▸ PROBLEM TO WORK ON:
An exact copy of all the data is required, with pictures left out.

▸ PROVIDED ENTRIES:
◇ ◇ ◇

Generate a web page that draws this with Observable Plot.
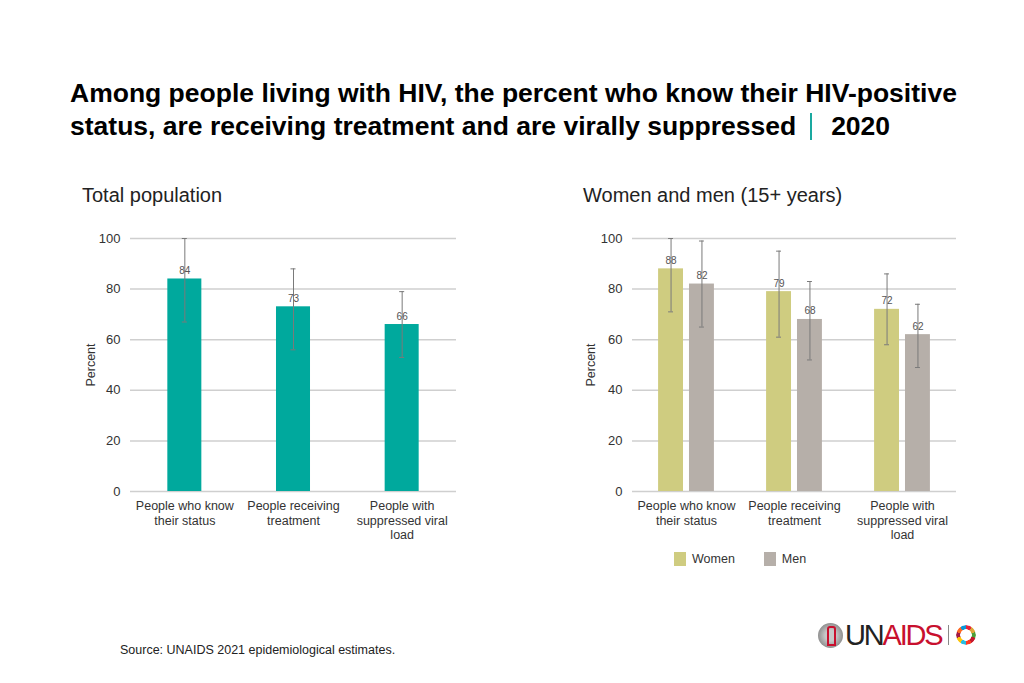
<!DOCTYPE html>
<html><head><meta charset="utf-8">
<script src="https://cdn.jsdelivr.net/npm/d3@7"></script>
<script src="https://cdn.jsdelivr.net/npm/@observablehq/plot@0.6"></script>
<style>
body{margin:0;background:#fff;font-family:"Liberation Sans",Arial,sans-serif;color:#000;}
#page{position:relative;width:1024px;height:683px;overflow:hidden;background:#fff;}
.abs{position:absolute;white-space:nowrap;}
#title{left:70px;top:77px;font-size:26.5px;font-weight:bold;line-height:33px;transform-origin:0 0;}
#title .bar{display:inline-block;width:2px;height:27px;background:#1aa9a0;vertical-align:-5px;margin:0 19px 0 14px;}
.sub{font-size:20px;line-height:22px;color:#222;}
#source{left:120px;top:643px;font-size:12.5px;line-height:14px;color:#222;}
#legend{left:674px;top:551px;font-size:12.5px;line-height:16px;color:#333;display:flex;align-items:center;}
#legend .sw{display:inline-block;width:12px;height:14px;margin-right:6px;}
#legend .item{display:flex;align-items:center;margin-right:29px;}
#logo{left:818px;top:621px;height:28px;display:flex;align-items:center;}
#logo .emb{width:25px;height:25px;border-radius:50%;background:radial-gradient(circle,#c8c8c8 30%,#8a8a8a 75%);position:relative;margin-right:2px;}
#logo .emb::after{content:"";position:absolute;left:9px;top:3px;width:5px;height:16px;border:2px solid #c8102e;border-radius:3px 3px 0 0;}
#logo .txt{font-family:"Liberation Sans",Arial,sans-serif;font-size:29px;letter-spacing:-2.2px;line-height:28px;}
#logo .sep{width:1px;height:20px;background:#888;margin:0 7px 0 7px;}
#logo .ring{width:20px;height:20px;border-radius:50%;background:conic-gradient(#e5243b 0 10%,#dda63a 0 20%,#4c9f38 0 30%,#c5192d 0 40%,#ff3a21 0 50%,#26bde2 0 60%,#fcc30b 0 70%,#a21942 0 80%,#fd6925 0 90%,#0a97d9 0 100%);-webkit-mask:radial-gradient(circle,transparent 5.5px,#000 6px);mask:radial-gradient(circle,transparent 5.5px,#000 6px);}
</style></head><body><div id="page">
<div id="title" class="abs">Among people living with HIV, the percent who know their HIV-positive<br>status, are receiving treatment and are virally suppressed<span class="bar"></span>2020</div>
<div class="abs sub" style="left:82px;top:184px;">Total population</div>
<div class="abs sub" style="left:583px;top:184px;">Women and men (15+ years)</div>
<div id="left" class="abs" style="left:80px;top:228px;"></div>
<div id="right" class="abs" style="left:580px;top:228px;"></div>
<div id="legend" class="abs"><span class="item"><span class="sw" style="background:#cfcc80"></span>Women</span><span class="item"><span class="sw" style="background:#b6afa9"></span>Men</span></div>
<div id="source" class="abs">Source: UNAIDS 2021 epidemiological estimates.</div>
<div id="logo" class="abs"><span class="emb"></span><span class="txt"><span style="color:#222">UN</span><span style="color:#c8102e">AIDS</span></span><span class="sep"></span><span class="ring"></span></div>
</div>
<script>
const categories = ["People who know their status","People receiving treatment","People with suppressed viral load"];
const categoryLabels = ["People who know\ntheir status","People receiving\ntreatment","People with\nsuppressed viral\nload"];
const totalValues = [84, 73, 66];
const totalLow = [67, 56, 53];
const totalHigh = [100, 88, 79];
const sexes = ["Women", "Men"];
const womenValues = [88, 79, 72];
const womenLow = [71, 61, 58];
const womenHigh = [100, 95, 86];
const menValues = [82, 68, 62];
const menLow = [65, 52, 49];
const menHigh = [99, 83, 74];
const yTicks = [0, 20, 40, 60, 80, 100];

const teal = "#00a99d", womenColor = "#cfcc80", menColor = "#b6afa9";
const gridColor = "#cfcfcf", errColor = "#7a7a7a";
const font = "Liberation Sans, Arial, sans-serif";

const totalData = categories.map((c, i) => ({category: c, label: categoryLabels[i], value: totalValues[i], low: totalLow[i], high: totalHigh[i]}));
const sexData = [];
categories.forEach((c, i) => {
  sexData.push({category: c, sex: "Women", value: womenValues[i], low: womenLow[i], high: womenHigh[i]});
  sexData.push({category: c, sex: "Men", value: menValues[i], low: menLow[i], high: menHigh[i]});
});

const common = {
  width: 390, height: 320,
  marginTop: 10, marginBottom: 57,
  style: {fontFamily: font, fontSize: "13px", color: "#333", background: "transparent", overflow: "visible"},
  y: {domain: [0, 100]}
};
const yAxis = () => Plot.axisY({ticks: yTicks, tickSize: 0, tickPadding: 10, fontSize: 13, label: null, fill: "#333"});

const left = Plot.plot({
  ...common,
  marginLeft: 50, marginRight: 14,
  x: {domain: categories, paddingInner: 0.687, paddingOuter: 0.3435, round: false, axis: null},
  marks: [
    Plot.ruleY(yTicks, {stroke: gridColor, strokeWidth: 1.5}),
    yAxis(),
    Plot.barY(totalData, {x: "category", y: "value", fill: teal}),
    Plot.ruleX(totalData, {x: "category", y1: "low", y2: "high", stroke: errColor, strokeWidth: 1}),
    Plot.tickY(totalData, {x: "category", y: "high", stroke: errColor, inset: 14.5}),
    Plot.tickY(totalData, {x: "category", y: "low", stroke: errColor, inset: 14.5}),
    Plot.text(totalData, {x: "category", y: "value", text: d => String(d.value), dy: -5, lineAnchor: "bottom", fontSize: 10, fill: "#555"}),
    Plot.text(totalData, {x: "category", text: "label", frameAnchor: "bottom", lineAnchor: "top", dy: 8, lineHeight: 1.17, fontSize: 12.5, fill: "#333"}),
    Plot.text(["Percent"], {frameAnchor: "left", textAnchor: "middle", rotate: -90, dx: -40, fontSize: 12.5, fill: "#333"})
  ]
});
document.getElementById("left").appendChild(left);

const right = Plot.plot({
  ...common,
  marginLeft: 52, marginRight: 14,
  fx: {domain: categories, padding: 0, axis: null, label: null, round: false},
  x: {domain: sexes, paddingInner: 0.1935, paddingOuter: 0.844, round: false, axis: null},
  color: {domain: sexes, range: [womenColor, menColor]},
  marks: [
    Plot.ruleY(yTicks, {stroke: gridColor, strokeWidth: 1.5}),
    yAxis(),
    Plot.barY(sexData, {fx: "category", x: "sex", y: "value", fill: "sex"}),
    Plot.ruleX(sexData, {fx: "category", x: "sex", y1: "low", y2: "high", stroke: errColor, strokeWidth: 1}),
    Plot.tickY(sexData, {fx: "category", x: "sex", y: "high", stroke: errColor, inset: 10}),
    Plot.tickY(sexData, {fx: "category", x: "sex", y: "low", stroke: errColor, inset: 10}),
    Plot.text(sexData, {fx: "category", x: "sex", y: "value", text: d => String(d.value), dy: -5, lineAnchor: "bottom", fontSize: 10, fill: "#555"}),
    Plot.text(totalData, {fx: "category", text: "label", frameAnchor: "bottom", lineAnchor: "top", dy: 8, lineHeight: 1.17, fontSize: 12.5, fill: "#333"}),
    Plot.text(["Percent"], {fx: () => categories[0], frameAnchor: "left", textAnchor: "middle", rotate: -90, dx: -42, fontSize: 12.5, fill: "#333"})
  ]
});
document.getElementById("right").appendChild(right);
</script>
</body></html>
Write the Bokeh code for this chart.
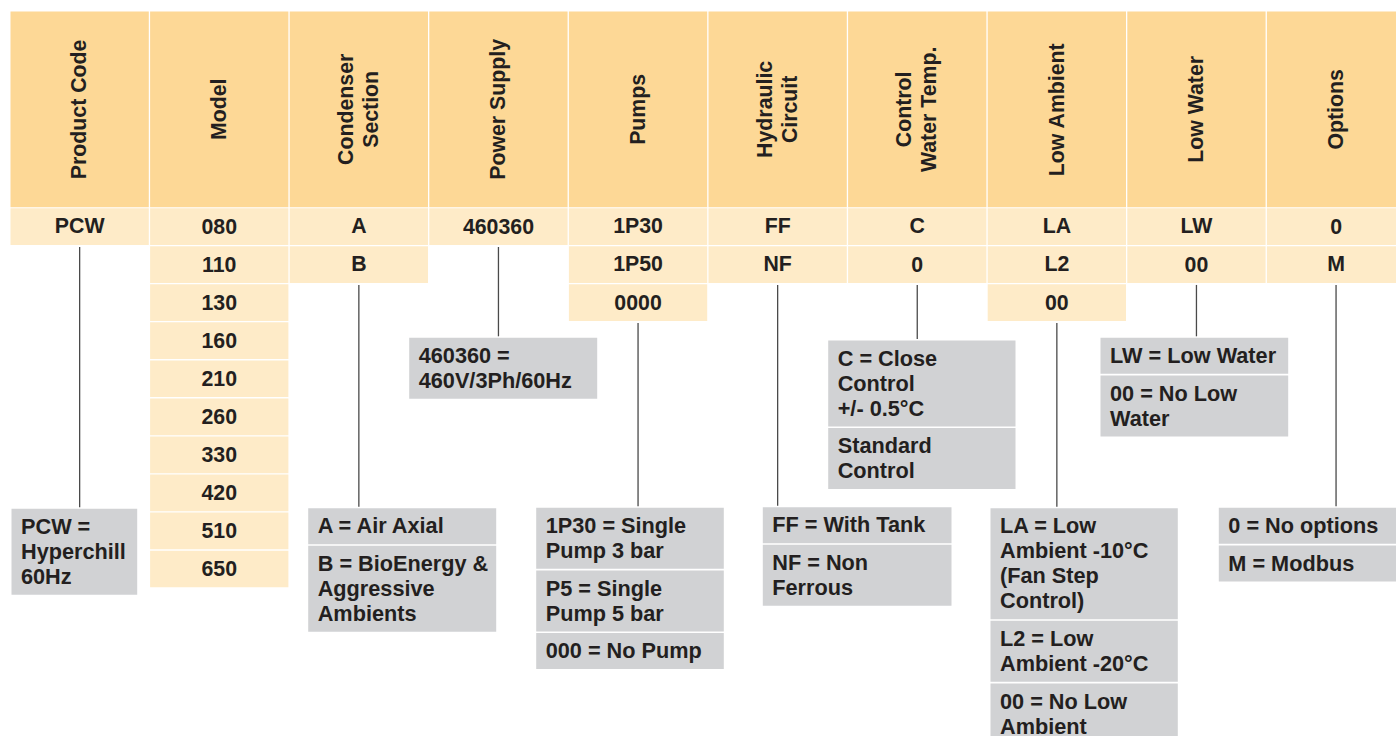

◇ ◇ ◇

▸ WRITTEN SOLUTION:
Generate a web page that draws this with Observable Plot.
<!DOCTYPE html>
<html><head><meta charset="utf-8">
<script src="https://cdn.jsdelivr.net/npm/d3@7"></script>
<script src="https://cdn.jsdelivr.net/npm/@observablehq/plot@0.6"></script>
<style>
body{margin:0;background:#fff;font-family:"Liberation Sans",Arial,sans-serif;color:#000;}
#page{position:relative;width:1024px;height:683px;overflow:hidden;background:#fff;}
.abs{position:absolute;white-space:nowrap;}
#title{left:70px;top:77px;font-size:26.5px;font-weight:bold;line-height:33px;transform-origin:0 0;}
#title .bar{display:inline-block;width:2px;height:27px;background:#1aa9a0;vertical-align:-5px;margin:0 19px 0 14px;}
.sub{font-size:20px;line-height:22px;color:#222;}
#source{left:120px;top:643px;font-size:12.5px;line-height:14px;color:#222;}
#legend{left:674px;top:551px;font-size:12.5px;line-height:16px;color:#333;display:flex;align-items:center;}
#legend .sw{display:inline-block;width:12px;height:14px;margin-right:6px;}
#legend .item{display:flex;align-items:center;margin-right:29px;}
#logo{left:818px;top:621px;height:28px;display:flex;align-items:center;}
#logo .emb{width:25px;height:25px;border-radius:50%;background:radial-gradient(circle,#c8c8c8 30%,#8a8a8a 75%);position:relative;margin-right:2px;}
#logo .emb::after{content:"";position:absolute;left:9px;top:3px;width:5px;height:16px;border:2px solid #c8102e;border-radius:3px 3px 0 0;}
#logo .txt{font-family:"Liberation Sans",Arial,sans-serif;font-size:29px;letter-spacing:-2.2px;line-height:28px;}
#logo .sep{width:1px;height:20px;background:#888;margin:0 7px 0 7px;}
#logo .ring{width:20px;height:20px;border-radius:50%;background:conic-gradient(#e5243b 0 10%,#dda63a 0 20%,#4c9f38 0 30%,#c5192d 0 40%,#ff3a21 0 50%,#26bde2 0 60%,#fcc30b 0 70%,#a21942 0 80%,#fd6925 0 90%,#0a97d9 0 100%);-webkit-mask:radial-gradient(circle,transparent 5.5px,#000 6px);mask:radial-gradient(circle,transparent 5.5px,#000 6px);}
</style></head><body><div id="page">
<div id="title" class="abs">Among people living with HIV, the percent who know their HIV-positive<br>status, are receiving treatment and are virally suppressed<span class="bar"></span>2020</div>
<div class="abs sub" style="left:82px;top:184px;">Total population</div>
<div class="abs sub" style="left:583px;top:184px;">Women and men (15+ years)</div>
<div id="left" class="abs" style="left:80px;top:228px;"></div>
<div id="right" class="abs" style="left:580px;top:228px;"></div>
<div id="legend" class="abs"><span class="item"><span class="sw" style="background:#cfcc80"></span>Women</span><span class="item"><span class="sw" style="background:#b6afa9"></span>Men</span></div>
<div id="source" class="abs">Source: UNAIDS 2021 epidemiological estimates.</div>
<div id="logo" class="abs"><span class="emb"></span><span class="txt"><span style="color:#222">UN</span><span style="color:#c8102e">AIDS</span></span><span class="sep"></span><span class="ring"></span></div>
</div>
<script>
const categories = ["People who know their status","People receiving treatment","People with suppressed viral load"];
const categoryLabels = ["People who know\ntheir status","People receiving\ntreatment","People with\nsuppressed viral\nload"];
const totalValues = [84, 73, 66];
const totalLow = [67, 56, 53];
const totalHigh = [100, 88, 79];
const sexes = ["Women", "Men"];
const womenValues = [88, 79, 72];
const womenLow = [71, 61, 58];
const womenHigh = [100, 95, 86];
const menValues = [82, 68, 62];
const menLow = [65, 52, 49];
const menHigh = [99, 83, 74];
const yTicks = [0, 20, 40, 60, 80, 100];

const teal = "#00a99d", womenColor = "#cfcc80", menColor = "#b6afa9";
const gridColor = "#cfcfcf", errColor = "#7a7a7a";
const font = "Liberation Sans, Arial, sans-serif";

const totalData = categories.map((c, i) => ({category: c, label: categoryLabels[i], value: totalValues[i], low: totalLow[i], high: totalHigh[i]}));
const sexData = [];
categories.forEach((c, i) => {
  sexData.push({category: c, sex: "Women", value: womenValues[i], low: womenLow[i], high: womenHigh[i]});
  sexData.push({category: c, sex: "Men", value: menValues[i], low: menLow[i], high: menHigh[i]});
});

const common = {
  width: 390, height: 320,
  marginTop: 10, marginBottom: 57,
  style: {fontFamily: font, fontSize: "13px", color: "#333", background: "transparent", overflow: "visible"},
  y: {domain: [0, 100]}
};
const yAxis = () => Plot.axisY({ticks: yTicks, tickSize: 0, tickPadding: 10, fontSize: 13, label: null, fill: "#333"});

const left = Plot.plot({
  ...common,
  marginLeft: 50, marginRight: 14,
  x: {domain: categories, paddingInner: 0.687, paddingOuter: 0.3435, round: false, axis: null},
  marks: [
    Plot.ruleY(yTicks, {stroke: gridColor, strokeWidth: 1.5}),
    yAxis(),
    Plot.barY(totalData, {x: "category", y: "value", fill: teal}),
    Plot.ruleX(totalData, {x: "category", y1: "low", y2: "high", stroke: errColor, strokeWidth: 1}),
    Plot.tickY(totalData, {x: "category", y: "high", stroke: errColor, inset: 14.5}),
    Plot.tickY(totalData, {x: "category", y: "low", stroke: errColor, inset: 14.5}),
    Plot.text(totalData, {x: "category", y: "value", text: d => String(d.value), dy: -5, lineAnchor: "bottom", fontSize: 10, fill: "#555"}),
    Plot.text(totalData, {x: "category", text: "label", frameAnchor: "bottom", lineAnchor: "top", dy: 8, lineHeight: 1.17, fontSize: 12.5, fill: "#333"}),
    Plot.text(["Percent"], {frameAnchor: "left", textAnchor: "middle", rotate: -90, dx: -40, fontSize: 12.5, fill: "#333"})
  ]
});
document.getElementById("left").appendChild(left);

const right = Plot.plot({
  ...common,
  marginLeft: 52, marginRight: 14,
  fx: {domain: categories, padding: 0, axis: null, label: null, round: false},
  x: {domain: sexes, paddingInner: 0.1935, paddingOuter: 0.844, round: false, axis: null},
  color: {domain: sexes, range: [womenColor, menColor]},
  marks: [
    Plot.ruleY(yTicks, {stroke: gridColor, strokeWidth: 1.5}),
    yAxis(),
    Plot.barY(sexData, {fx: "category", x: "sex", y: "value", fill: "sex"}),
    Plot.ruleX(sexData, {fx: "category", x: "sex", y1: "low", y2: "high", stroke: errColor, strokeWidth: 1}),
    Plot.tickY(sexData, {fx: "category", x: "sex", y: "high", stroke: errColor, inset: 10}),
    Plot.tickY(sexData, {fx: "category", x: "sex", y: "low", stroke: errColor, inset: 10}),
    Plot.text(sexData, {fx: "category", x: "sex", y: "value", text: d => String(d.value), dy: -5, lineAnchor: "bottom", fontSize: 10, fill: "#555"}),
    Plot.text(totalData, {fx: "category", text: "label", frameAnchor: "bottom", lineAnchor: "top", dy: 8, lineHeight: 1.17, fontSize: 12.5, fill: "#333"}),
    Plot.text(["Percent"], {fx: () => categories[0], frameAnchor: "left", textAnchor: "middle", rotate: -90, dx: -42, fontSize: 12.5, fill: "#333"})
  ]
});
document.getElementById("right").appendChild(right);
</script>
</body></html>
Write the Bokeh code for this chart.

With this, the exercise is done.